» REQUIREMENTS
Quote only the span from the first line of the entries to the line containing "msizes = [4.8, 5, 4.8, 4.8]", both ends kept. Leave every picture out.

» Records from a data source
===

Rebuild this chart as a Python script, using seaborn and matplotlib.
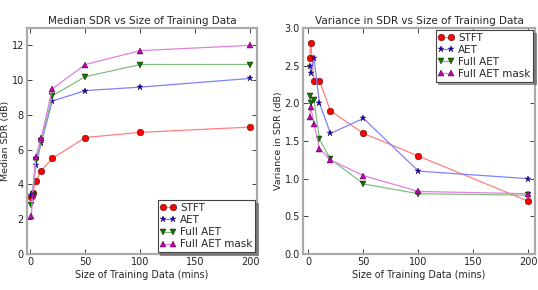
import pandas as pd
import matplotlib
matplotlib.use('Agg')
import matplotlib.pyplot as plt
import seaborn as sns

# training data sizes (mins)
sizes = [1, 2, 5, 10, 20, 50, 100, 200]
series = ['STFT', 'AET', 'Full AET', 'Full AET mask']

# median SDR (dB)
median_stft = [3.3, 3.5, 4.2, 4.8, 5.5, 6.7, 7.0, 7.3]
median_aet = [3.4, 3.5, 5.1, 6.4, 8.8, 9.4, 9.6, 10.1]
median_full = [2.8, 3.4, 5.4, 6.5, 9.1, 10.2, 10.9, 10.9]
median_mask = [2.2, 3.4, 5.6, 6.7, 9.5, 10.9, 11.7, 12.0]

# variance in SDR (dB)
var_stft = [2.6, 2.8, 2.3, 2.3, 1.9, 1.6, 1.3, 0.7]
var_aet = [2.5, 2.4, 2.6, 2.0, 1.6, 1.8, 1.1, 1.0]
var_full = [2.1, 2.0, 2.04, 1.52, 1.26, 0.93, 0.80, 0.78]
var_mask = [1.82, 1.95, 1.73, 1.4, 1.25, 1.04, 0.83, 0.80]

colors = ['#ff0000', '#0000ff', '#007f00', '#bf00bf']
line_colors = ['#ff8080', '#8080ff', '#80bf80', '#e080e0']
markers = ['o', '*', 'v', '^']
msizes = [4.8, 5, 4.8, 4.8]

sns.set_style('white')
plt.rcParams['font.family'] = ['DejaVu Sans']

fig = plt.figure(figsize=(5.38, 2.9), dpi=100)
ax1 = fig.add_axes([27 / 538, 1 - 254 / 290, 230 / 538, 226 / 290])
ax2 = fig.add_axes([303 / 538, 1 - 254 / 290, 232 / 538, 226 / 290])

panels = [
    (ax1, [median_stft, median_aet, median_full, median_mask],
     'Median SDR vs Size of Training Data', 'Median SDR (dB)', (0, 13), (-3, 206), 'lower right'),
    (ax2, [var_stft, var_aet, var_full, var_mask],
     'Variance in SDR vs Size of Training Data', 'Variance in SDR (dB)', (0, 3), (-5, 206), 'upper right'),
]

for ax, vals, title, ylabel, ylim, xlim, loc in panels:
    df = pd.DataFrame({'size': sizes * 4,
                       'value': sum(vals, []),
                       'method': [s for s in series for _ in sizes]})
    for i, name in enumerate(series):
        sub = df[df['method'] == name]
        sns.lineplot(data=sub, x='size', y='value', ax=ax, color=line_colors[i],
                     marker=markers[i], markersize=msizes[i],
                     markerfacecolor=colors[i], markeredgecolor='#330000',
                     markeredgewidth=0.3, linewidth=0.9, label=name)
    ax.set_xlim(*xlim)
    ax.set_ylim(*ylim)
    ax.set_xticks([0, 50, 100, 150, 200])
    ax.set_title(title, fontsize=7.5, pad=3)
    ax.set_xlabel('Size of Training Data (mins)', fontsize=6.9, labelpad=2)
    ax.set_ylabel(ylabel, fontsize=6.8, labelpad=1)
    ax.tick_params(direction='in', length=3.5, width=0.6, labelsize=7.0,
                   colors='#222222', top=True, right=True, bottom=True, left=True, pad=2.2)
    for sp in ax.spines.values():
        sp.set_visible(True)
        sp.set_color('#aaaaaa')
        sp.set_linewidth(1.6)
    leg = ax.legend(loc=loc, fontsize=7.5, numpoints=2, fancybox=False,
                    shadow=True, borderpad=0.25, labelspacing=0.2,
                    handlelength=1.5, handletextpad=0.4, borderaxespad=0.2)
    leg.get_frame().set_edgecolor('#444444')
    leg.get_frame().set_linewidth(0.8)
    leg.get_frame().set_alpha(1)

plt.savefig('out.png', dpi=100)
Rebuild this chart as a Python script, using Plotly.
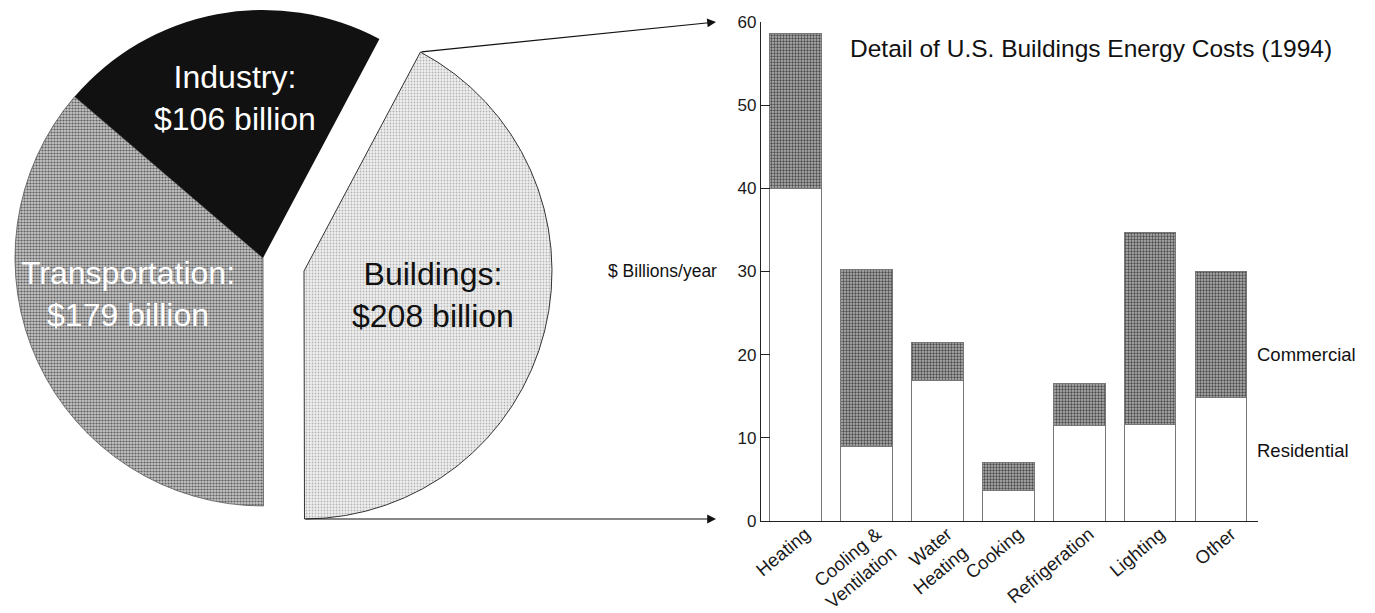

===

» THE ANSWER
Rebuild this chart as a Python script, using seaborn and matplotlib.
import pandas as pd
import matplotlib
matplotlib.use('Agg')
import matplotlib.pyplot as plt
import seaborn as sns

# training data sizes (mins)
sizes = [1, 2, 5, 10, 20, 50, 100, 200]
series = ['STFT', 'AET', 'Full AET', 'Full AET mask']

# median SDR (dB)
median_stft = [3.3, 3.5, 4.2, 4.8, 5.5, 6.7, 7.0, 7.3]
median_aet = [3.4, 3.5, 5.1, 6.4, 8.8, 9.4, 9.6, 10.1]
median_full = [2.8, 3.4, 5.4, 6.5, 9.1, 10.2, 10.9, 10.9]
median_mask = [2.2, 3.4, 5.6, 6.7, 9.5, 10.9, 11.7, 12.0]

# variance in SDR (dB)
var_stft = [2.6, 2.8, 2.3, 2.3, 1.9, 1.6, 1.3, 0.7]
var_aet = [2.5, 2.4, 2.6, 2.0, 1.6, 1.8, 1.1, 1.0]
var_full = [2.1, 2.0, 2.04, 1.52, 1.26, 0.93, 0.80, 0.78]
var_mask = [1.82, 1.95, 1.73, 1.4, 1.25, 1.04, 0.83, 0.80]

colors = ['#ff0000', '#0000ff', '#007f00', '#bf00bf']
line_colors = ['#ff8080', '#8080ff', '#80bf80', '#e080e0']
markers = ['o', '*', 'v', '^']
msizes = [4.8, 5, 4.8, 4.8]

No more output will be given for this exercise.